Core Concepts

This page explains the key concepts and methodologies used in Nenya.

Self-Supervised Learning

Nenya uses self-supervised learning (SSL) techniques to learn representations from satellite imagery without explicit labels. Specifically, it implements contrastive learning approaches:

SimCLR

SimCLR (Simple Framework for Contrastive Learning of Visual Representations) works by:

Taking an input image and creating two augmented views
Passing both through an encoder network to get feature representations
Applying a projection head to map representations to a space where contrastive loss is applied
Training the network to bring positive pairs (augmentations of the same image) closer while pushing negative pairs (augmentations of different images) apart

SupCon

Supervised Contrastive Learning extends SimCLR by allowing the use of label information when available, though Nenya primarily uses the self-supervised approach.

Latent Space

The “latent space” refers to the compact representation of images learned by the model.
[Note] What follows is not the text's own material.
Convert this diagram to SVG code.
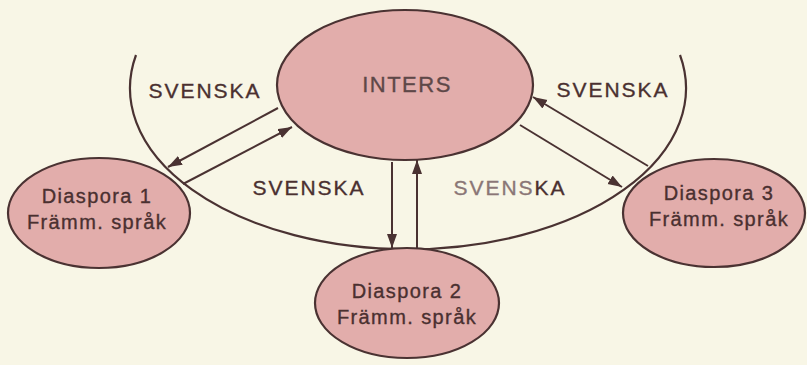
<svg xmlns="http://www.w3.org/2000/svg" width="807" height="365" viewBox="0 0 807 365">
  <defs>
    <marker id="head" markerUnits="userSpaceOnUse" markerWidth="15" markerHeight="11" refX="14" refY="5" orient="auto">
      <path d="M0,0 L14,5 L0,10 z" fill="#4a3232"/>
    </marker>
  </defs>
  <style>
    .node { fill: #e2adab; stroke: #4a3232; stroke-width: 2.2; }
    .lbl { font-family: "Liberation Sans", Arial, sans-serif; fill: #4a3030; stroke: #4a3030; stroke-width: 0.35; text-anchor: middle; }
    .nodetxt { font-size: 20px; letter-spacing: 1.4px; }
    .sv { font-size: 21px; letter-spacing: 2px; }
    .title { font-size: 22px; letter-spacing: 1.5px; fill: #5e4848; stroke: #5e4848; }
    .link { stroke: #4a3232; stroke-width: 2; fill: none; marker-end: url(#head); }
    .bound { stroke: #4a3232; stroke-width: 2.2; fill: none; }
  </style>

  <rect width="807" height="365" fill="#f8f6e6"/>

  <!-- boundary curve around the central language area -->
  <path class="bound" d="M136,55 A278,161 0 1 0 680,55"/>

  <g id="inters">
    <ellipse class="node" cx="405" cy="85" rx="128" ry="75"/>
    <text class="lbl title" x="407" y="92">INTERS</text>
  </g>

  <g id="diaspora1">
    <ellipse class="node" cx="99" cy="213" rx="91" ry="55"/>
    <text class="lbl nodetxt" x="97" y="203">Diaspora 1</text>
    <text class="lbl nodetxt" x="97" y="229">Främm. språk</text>
  </g>

  <g id="diaspora2">
    <ellipse class="node" cx="407" cy="303" rx="92" ry="55"/>
    <text class="lbl nodetxt" x="407" y="298">Diaspora 2</text>
    <text class="lbl nodetxt" x="407" y="324">Främm. språk</text>
  </g>

  <g id="diaspora3">
    <ellipse class="node" cx="714" cy="213" rx="91" ry="54"/>
    <text class="lbl nodetxt" x="719" y="200">Diaspora 3</text>
    <text class="lbl nodetxt" x="719" y="226">Främm. språk</text>
  </g>

  <g id="connectors">
    <line class="link" x1="278" y1="108" x2="168" y2="167"/>
    <line class="link" x1="183" y1="184" x2="292" y2="127"/>
    <line class="link" x1="392" y1="162" x2="392" y2="248"/>
    <line class="link" x1="417" y1="248" x2="417" y2="160"/>
    <line class="link" x1="648" y1="166" x2="533" y2="97"/>
    <line class="link" x1="520" y1="125" x2="622" y2="187"/>
  </g>

  <g id="labels">
    <text class="lbl sv" x="205" y="98">SVENSKA</text>
    <text class="lbl sv" x="613" y="97">SVENSKA</text>
    <text class="lbl sv" x="309" y="195">SVENSKA</text>
    <text class="lbl sv" x="510" y="195"><tspan fill="#8a7676" stroke="#8a7676">SVENS</tspan>KA</text>
  </g>
</svg>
In Nenya:

Images are encoded into a feature vector (typically 128 or 512 dimensions)
These vectors capture meaningful patterns and structures in the data
Similar ocean features should have similar latent representations

UMAP Dimensionality Reduction

Uniform Manifold Approximation and Projection (UMAP) is used to reduce the high-dimensional latent space to 2D for visualization:

UMAP preserves both local and global structure of the data
The 2D coordinates (U0, U1) allow for visual exploration of the latent space
Points close in the UMAP visualization represent similar ocean patterns

DT (Temperature Difference)

DT is a key metric in Nenya representing the temperature difference within an image:

Calculated as the difference between the 90th and 10th percentile temperatures in the image
Reflects the temperature gradient or contrast in the oceanic region
Higher DT values typically indicate boundaries between water masses or frontal regions

Data Preprocessing

Before training or inference, images undergo several preprocessing steps:

Rotation: Random rotations for data augmentation
Flipping: Random horizontal and vertical flips
Jitter and Crop: Random spatial jittering and cropping
Normalization: Demeaning the image (subtracting the mean)

Data Organization

Nenya organizes data in several formats:

HDF5 files: Store preprocessed images and extracted latent vectors
Parquet tables: Store metadata and UMAP coordinates for efficient querying

Visualization Portal

The interactive portal provides tools for exploring the latent space:

UMAP Plot: Shows the 2D embedding of all images
Image Gallery: Displays actual images corresponding to points in the UMAP space
Geographic View: Shows the geographic distribution of selected points
Matching: Finds similar images based on proximity in latent space

Models

Nenya includes several pre-trained models:

v4: MODIS imagery model (earlier version)
v5: MODIS imagery model (improved version)
viirs_v1: VIIRS imagery model
LLC: MIT General Circulation Model imagery
CF: Cloud-free specific model

Each model has been trained on specific satellite datasets and may be specialized for different oceanic phenomena.